> **Short task**
Pictures aside, repeat every entry exactly.

> **Data section**
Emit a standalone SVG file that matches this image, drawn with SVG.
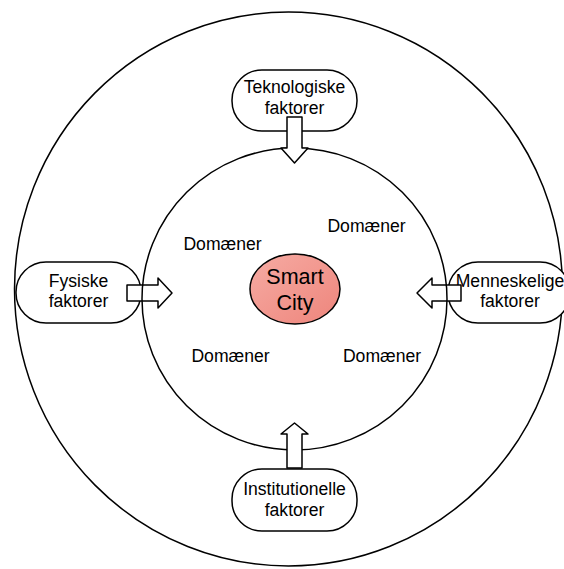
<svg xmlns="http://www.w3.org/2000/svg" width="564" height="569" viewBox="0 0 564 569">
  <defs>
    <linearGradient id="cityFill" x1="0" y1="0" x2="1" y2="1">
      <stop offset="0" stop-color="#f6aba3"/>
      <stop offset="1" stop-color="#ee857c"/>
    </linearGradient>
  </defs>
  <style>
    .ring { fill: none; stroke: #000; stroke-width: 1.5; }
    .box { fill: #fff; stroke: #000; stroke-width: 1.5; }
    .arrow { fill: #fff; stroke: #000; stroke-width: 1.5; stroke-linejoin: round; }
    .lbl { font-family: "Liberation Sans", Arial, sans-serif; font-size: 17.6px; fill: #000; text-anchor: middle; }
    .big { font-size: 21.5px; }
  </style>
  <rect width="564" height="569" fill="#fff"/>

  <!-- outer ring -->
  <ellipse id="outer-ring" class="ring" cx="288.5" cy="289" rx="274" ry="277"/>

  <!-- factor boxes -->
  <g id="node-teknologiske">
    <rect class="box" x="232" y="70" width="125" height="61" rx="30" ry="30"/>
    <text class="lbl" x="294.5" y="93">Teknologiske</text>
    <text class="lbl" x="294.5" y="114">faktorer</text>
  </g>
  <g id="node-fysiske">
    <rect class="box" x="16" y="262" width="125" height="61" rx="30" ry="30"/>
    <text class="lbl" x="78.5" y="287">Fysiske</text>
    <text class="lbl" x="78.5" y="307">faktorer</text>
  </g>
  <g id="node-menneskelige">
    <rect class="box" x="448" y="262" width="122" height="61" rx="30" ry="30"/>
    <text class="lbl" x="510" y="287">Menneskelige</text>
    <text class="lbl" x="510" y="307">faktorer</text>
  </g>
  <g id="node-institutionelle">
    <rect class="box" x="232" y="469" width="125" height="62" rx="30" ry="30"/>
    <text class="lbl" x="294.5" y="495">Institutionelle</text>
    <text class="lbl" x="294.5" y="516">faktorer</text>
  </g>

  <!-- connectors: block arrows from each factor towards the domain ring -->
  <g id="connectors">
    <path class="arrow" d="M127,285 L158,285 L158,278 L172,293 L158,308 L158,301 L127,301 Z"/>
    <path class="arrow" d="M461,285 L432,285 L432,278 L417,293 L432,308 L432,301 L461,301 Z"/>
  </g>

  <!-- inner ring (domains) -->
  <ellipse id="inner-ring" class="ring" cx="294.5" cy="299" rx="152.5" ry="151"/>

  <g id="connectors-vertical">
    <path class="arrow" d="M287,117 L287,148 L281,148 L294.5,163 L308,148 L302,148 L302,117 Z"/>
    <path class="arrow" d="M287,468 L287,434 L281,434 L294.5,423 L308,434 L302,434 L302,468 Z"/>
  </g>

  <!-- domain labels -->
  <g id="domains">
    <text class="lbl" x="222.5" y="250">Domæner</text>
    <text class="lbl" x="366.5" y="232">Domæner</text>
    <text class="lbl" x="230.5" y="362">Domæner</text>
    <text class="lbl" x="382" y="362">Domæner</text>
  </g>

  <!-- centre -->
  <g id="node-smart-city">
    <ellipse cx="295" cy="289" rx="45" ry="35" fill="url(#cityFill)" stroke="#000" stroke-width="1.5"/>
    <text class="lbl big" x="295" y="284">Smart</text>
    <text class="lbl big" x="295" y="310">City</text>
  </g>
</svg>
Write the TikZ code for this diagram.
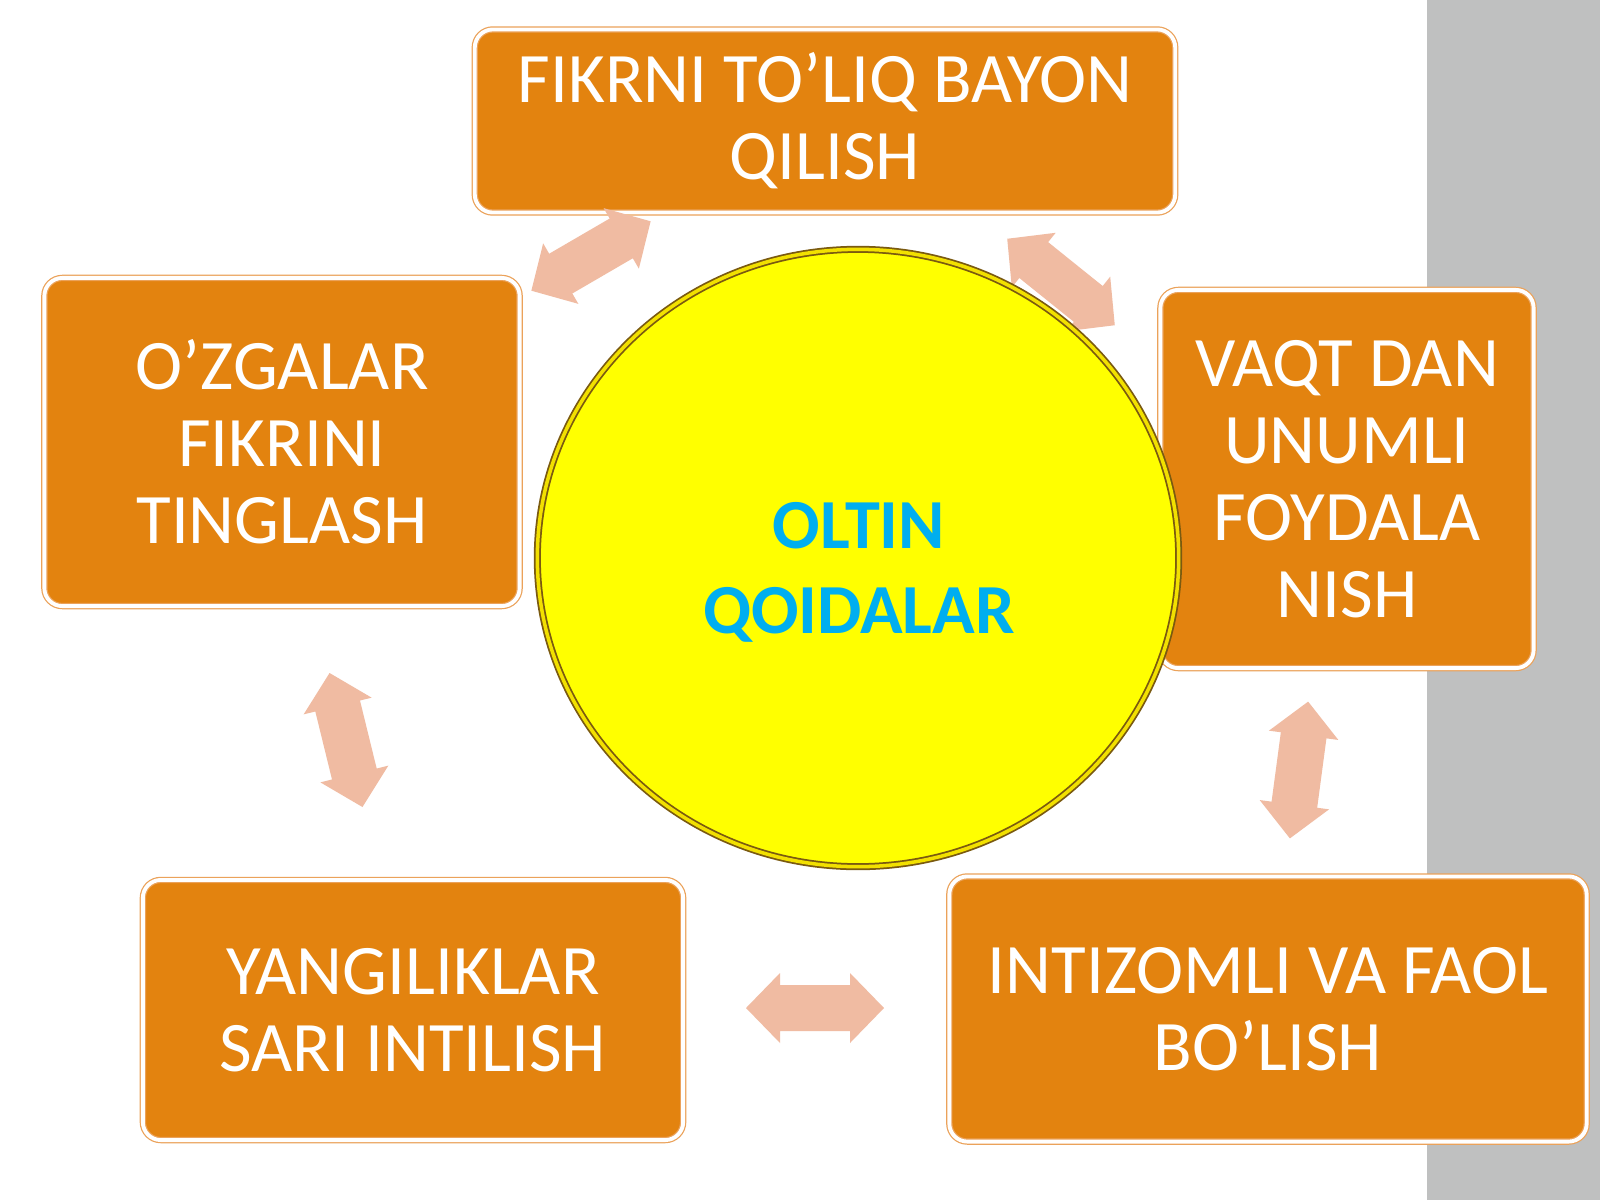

> **Solved exercise**
Emit a standalone SVG file that matches this image, drawn with SVG.
<svg xmlns="http://www.w3.org/2000/svg" width="564" height="569" viewBox="0 0 564 569">
  <defs>
    <linearGradient id="cityFill" x1="0" y1="0" x2="1" y2="1">
      <stop offset="0" stop-color="#f6aba3"/>
      <stop offset="1" stop-color="#ee857c"/>
    </linearGradient>
  </defs>
  <style>
    .ring { fill: none; stroke: #000; stroke-width: 1.5; }
    .box { fill: #fff; stroke: #000; stroke-width: 1.5; }
    .arrow { fill: #fff; stroke: #000; stroke-width: 1.5; stroke-linejoin: round; }
    .lbl { font-family: "Liberation Sans", Arial, sans-serif; font-size: 17.6px; fill: #000; text-anchor: middle; }
    .big { font-size: 21.5px; }
  </style>
  <rect width="564" height="569" fill="#fff"/>

  <!-- outer ring -->
  <ellipse id="outer-ring" class="ring" cx="288.5" cy="289" rx="274" ry="277"/>

  <!-- factor boxes -->
  <g id="node-teknologiske">
    <rect class="box" x="232" y="70" width="125" height="61" rx="30" ry="30"/>
    <text class="lbl" x="294.5" y="93">Teknologiske</text>
    <text class="lbl" x="294.5" y="114">faktorer</text>
  </g>
  <g id="node-fysiske">
    <rect class="box" x="16" y="262" width="125" height="61" rx="30" ry="30"/>
    <text class="lbl" x="78.5" y="287">Fysiske</text>
    <text class="lbl" x="78.5" y="307">faktorer</text>
  </g>
  <g id="node-menneskelige">
    <rect class="box" x="448" y="262" width="122" height="61" rx="30" ry="30"/>
    <text class="lbl" x="510" y="287">Menneskelige</text>
    <text class="lbl" x="510" y="307">faktorer</text>
  </g>
  <g id="node-institutionelle">
    <rect class="box" x="232" y="469" width="125" height="62" rx="30" ry="30"/>
    <text class="lbl" x="294.5" y="495">Institutionelle</text>
    <text class="lbl" x="294.5" y="516">faktorer</text>
  </g>

  <!-- connectors: block arrows from each factor towards the domain ring -->
  <g id="connectors">
    <path class="arrow" d="M127,285 L158,285 L158,278 L172,293 L158,308 L158,301 L127,301 Z"/>
    <path class="arrow" d="M461,285 L432,285 L432,278 L417,293 L432,308 L432,301 L461,301 Z"/>
  </g>

  <!-- inner ring (domains) -->
  <ellipse id="inner-ring" class="ring" cx="294.5" cy="299" rx="152.5" ry="151"/>

  <g id="connectors-vertical">
    <path class="arrow" d="M287,117 L287,148 L281,148 L294.5,163 L308,148 L302,148 L302,117 Z"/>
    <path class="arrow" d="M287,468 L287,434 L281,434 L294.5,423 L308,434 L302,434 L302,468 Z"/>
  </g>

  <!-- domain labels -->
  <g id="domains">
    <text class="lbl" x="222.5" y="250">Domæner</text>
    <text class="lbl" x="366.5" y="232">Domæner</text>
    <text class="lbl" x="230.5" y="362">Domæner</text>
    <text class="lbl" x="382" y="362">Domæner</text>
  </g>

  <!-- centre -->
  <g id="node-smart-city">
    <ellipse cx="295" cy="289" rx="45" ry="35" fill="url(#cityFill)" stroke="#000" stroke-width="1.5"/>
    <text class="lbl big" x="295" y="284">Smart</text>
    <text class="lbl big" x="295" y="310">City</text>
  </g>
</svg>
Write the TikZ code for this diagram.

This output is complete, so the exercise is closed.